● Challenge: Include the line with "fig.savefig('out.png', dpi=100)" and every line before it in the entries below, echoed exactly, but not the pictures.

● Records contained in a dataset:
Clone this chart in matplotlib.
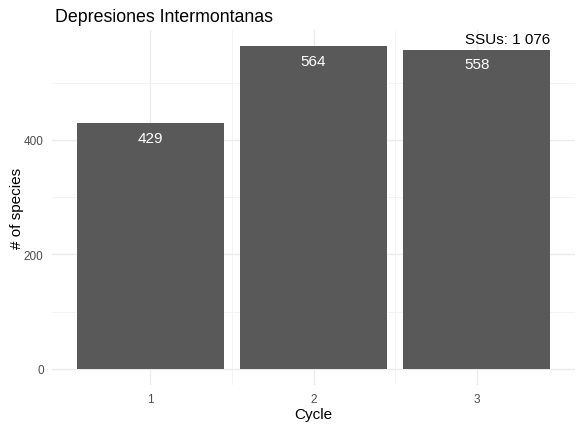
import matplotlib
matplotlib.use("Agg")
from matplotlib import pyplot as plt
from matplotlib.ticker import MultipleLocator

cycles = [1, 2, 3]
species = [429, 564, 558]
title = "Depresiones Intermontanas"
ssu_label = "SSUs: 1 076"

plt.rcParams['font.family'] = ['Liberation Sans', 'DejaVu Sans']

fig = plt.figure(figsize=(5.82, 4.31), dpi=100)
ax = fig.add_axes([52 / 582, 1 - 386 / 431, (575 - 52) / 582, (386 - 31) / 431])

ax.bar(cycles, species, width=0.9, color='#595959', zorder=3)
for c, s in zip(cycles, species):
    ax.annotate(str(s), xy=(c, s), xytext=(0, -10.5), textcoords='offset points',
                ha='center', va='center', color='white', fontsize=11, zorder=4)

ax.text(0.953, 0.975, ssu_label, transform=ax.transAxes, ha='right', va='center',
        fontsize=11, color='black')

ax.set_xlim(0.4, 3.6)
ax.set_ylim(-28.2, 592.2)
ax.set_xticks(cycles)
ax.yaxis.set_major_locator(MultipleLocator(200))
ax.set_xticks([1.5, 2.5], minor=True)
ax.set_yticks([100, 300, 500], minor=True)

ax.grid(True, which='major', color='#EBEBEB', linewidth=1.0, zorder=0)
ax.grid(True, which='minor', color='#F2F2F2', linewidth=0.6, zorder=0)
for sp in ax.spines.values():
    sp.set_visible(False)
ax.tick_params(which='both', length=0, colors='#4D4D4D', labelsize=8.5, pad=6)

ax.set_xlabel('Cycle', fontsize=11, labelpad=1)
ax.set_ylabel('# of species', fontsize=11, labelpad=0)
fig.text(55 / 582, 1 - 18 / 431, title, ha='left', va='center', fontsize=12.8)

fig.savefig('out.png', dpi=100)
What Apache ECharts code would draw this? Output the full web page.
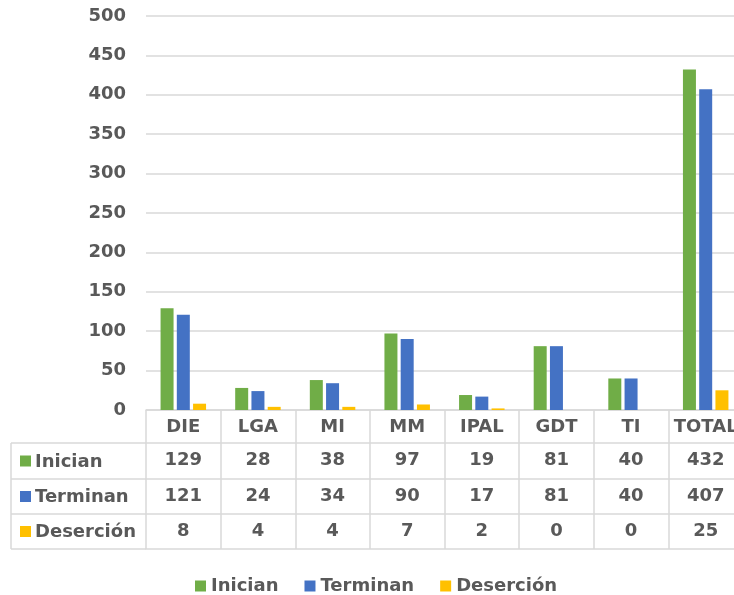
<!DOCTYPE html>
<html><head><meta charset="utf-8">
<script src="https://cdn.jsdelivr.net/npm/echarts@6/dist/echarts.min.js"></script>
<style>html,body{margin:0;padding:0;background:#fff}#c{width:734px;height:595px}</style>
</head><body><div id="c"></div>
<script>
const categories = ['DIE','LGA','MI','MM','IPAL','GDT','TI','TOTAL'];
const inician = [129,28,38,97,19,81,40,432];
const terminan = [121,24,34,90,17,81,40,407];
const desercion = [8,4,4,7,2,0,0,25];
const seriesNames = ['Inician','Terminan','Deserción'];
const yMin = 0, yMax = 500, yInterval = 50;
const colors = ['#70AD47','#4472C4','#FFC000'];
const rows = [inician, terminan, desercion];

const FONT = '"DejaVu Sans"';
const TXT = '#595959';
const LINE = '#D9D9D9';
const FS = 18;
const axisY = 410;
const rowOffsets = [33, 69, 104, 139];
const tableLeft = 11, gridLeft = 146, gridWidth = 597;

const chart = echarts.init(document.getElementById('c'), null, {renderer:'canvas'});

const xAxes = [{
  type:'category', data:categories, gridIndex:0, position:'bottom',
  axisLine:{show:true, lineStyle:{color:LINE, width:1.5}},
  axisTick:{show:true, length:rowOffsets[3], lineStyle:{color:LINE, width:1.5}},
  axisLabel:{interval:0, margin:8, fontSize:FS, fontWeight:'bold', color:TXT, fontFamily:FONT}
}];
rows.forEach((r, i) => {
  xAxes.push({
    type:'category', data:categories, gridIndex:0, position:'bottom', offset:rowOffsets[i],
    axisLine:{show:true, lineStyle:{color:LINE, width:1.5}},
    axisTick:{show:false},
    axisLabel:{interval:0, margin:8, fontSize:FS, fontWeight:'bold', color:TXT, fontFamily:FONT,
      formatter:(v, idx) => String(r[idx])}
  });
});
xAxes.push({
  type:'category', data:categories, gridIndex:0, position:'bottom', offset:rowOffsets[3],
  axisLine:{show:true, lineStyle:{color:LINE, width:1.5}},
  axisTick:{show:false}, axisLabel:{show:false}
});

const graphic = [];
rowOffsets.forEach(o => {
  graphic.push({type:'line', shape:{x1:tableLeft, y1:axisY+o, x2:gridLeft, y2:axisY+o},
    style:{stroke:LINE, lineWidth:1.5}, silent:true});
});
graphic.push({type:'line', shape:{x1:tableLeft, y1:axisY+rowOffsets[0], x2:tableLeft, y2:axisY+rowOffsets[3]},
  style:{stroke:LINE, lineWidth:1.5}, silent:true});
seriesNames.forEach((n, i) => {
  const cy = axisY + (rowOffsets[i] + rowOffsets[i+1]) / 2;
  graphic.push({type:'rect', shape:{x:20, y:cy-5.5, width:11, height:11}, style:{fill:colors[i]}, silent:true});
  graphic.push({type:'text', x:35, y:cy+1, style:{text:n, fill:TXT, font:'bold '+FS+'px '+FONT, verticalAlign:'middle', align:'left'}, silent:true});
});

chart.setOption({
  animation:false,
  backgroundColor:'#fff',
  grid:{left:gridLeft, width:gridWidth, top:16, bottom:595-axisY, containLabel:false, outerBoundsMode:'none'},
  legend:{
    data:seriesNames, top:572, left:190, itemGap:26, icon:'rect', itemWidth:11, itemHeight:11,
    textStyle:{fontSize:FS, fontWeight:'bold', color:TXT, fontFamily:FONT}
  },
  xAxis:xAxes,
  yAxis:{
    type:'value', min:yMin, max:yMax, interval:yInterval,
    axisLine:{show:false}, axisTick:{show:false},
    axisLabel:{margin:20, fontSize:FS, fontWeight:'bold', color:TXT, fontFamily:FONT},
    splitLine:{lineStyle:{color:LINE, width:1.5}}
  },
  graphic:graphic,
  series: rows.map((r, i) => ({
    name:seriesNames[i], type:'bar', data:r, xAxisIndex:0,
    barWidth:13, barGap:'25%',
    itemStyle:{color:colors[i]}
  }))
});
</script></body></html>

● Written solution:
Clone this chart in matplotlib.
import matplotlib
matplotlib.use("Agg")
from matplotlib import pyplot as plt
from matplotlib.ticker import MultipleLocator

cycles = [1, 2, 3]
species = [429, 564, 558]
title = "Depresiones Intermontanas"
ssu_label = "SSUs: 1 076"

plt.rcParams['font.family'] = ['Liberation Sans', 'DejaVu Sans']

fig = plt.figure(figsize=(5.82, 4.31), dpi=100)
ax = fig.add_axes([52 / 582, 1 - 386 / 431, (575 - 52) / 582, (386 - 31) / 431])

ax.bar(cycles, species, width=0.9, color='#595959', zorder=3)
for c, s in zip(cycles, species):
    ax.annotate(str(s), xy=(c, s), xytext=(0, -10.5), textcoords='offset points',
                ha='center', va='center', color='white', fontsize=11, zorder=4)

ax.text(0.953, 0.975, ssu_label, transform=ax.transAxes, ha='right', va='center',
        fontsize=11, color='black')

ax.set_xlim(0.4, 3.6)
ax.set_ylim(-28.2, 592.2)
ax.set_xticks(cycles)
ax.yaxis.set_major_locator(MultipleLocator(200))
ax.set_xticks([1.5, 2.5], minor=True)
ax.set_yticks([100, 300, 500], minor=True)

ax.grid(True, which='major', color='#EBEBEB', linewidth=1.0, zorder=0)
ax.grid(True, which='minor', color='#F2F2F2', linewidth=0.6, zorder=0)
for sp in ax.spines.values():
    sp.set_visible(False)
ax.tick_params(which='both', length=0, colors='#4D4D4D', labelsize=8.5, pad=6)

ax.set_xlabel('Cycle', fontsize=11, labelpad=1)
ax.set_ylabel('# of species', fontsize=11, labelpad=0)
fig.text(55 / 582, 1 - 18 / 431, title, ha='left', va='center', fontsize=12.8)

fig.savefig('out.png', dpi=100)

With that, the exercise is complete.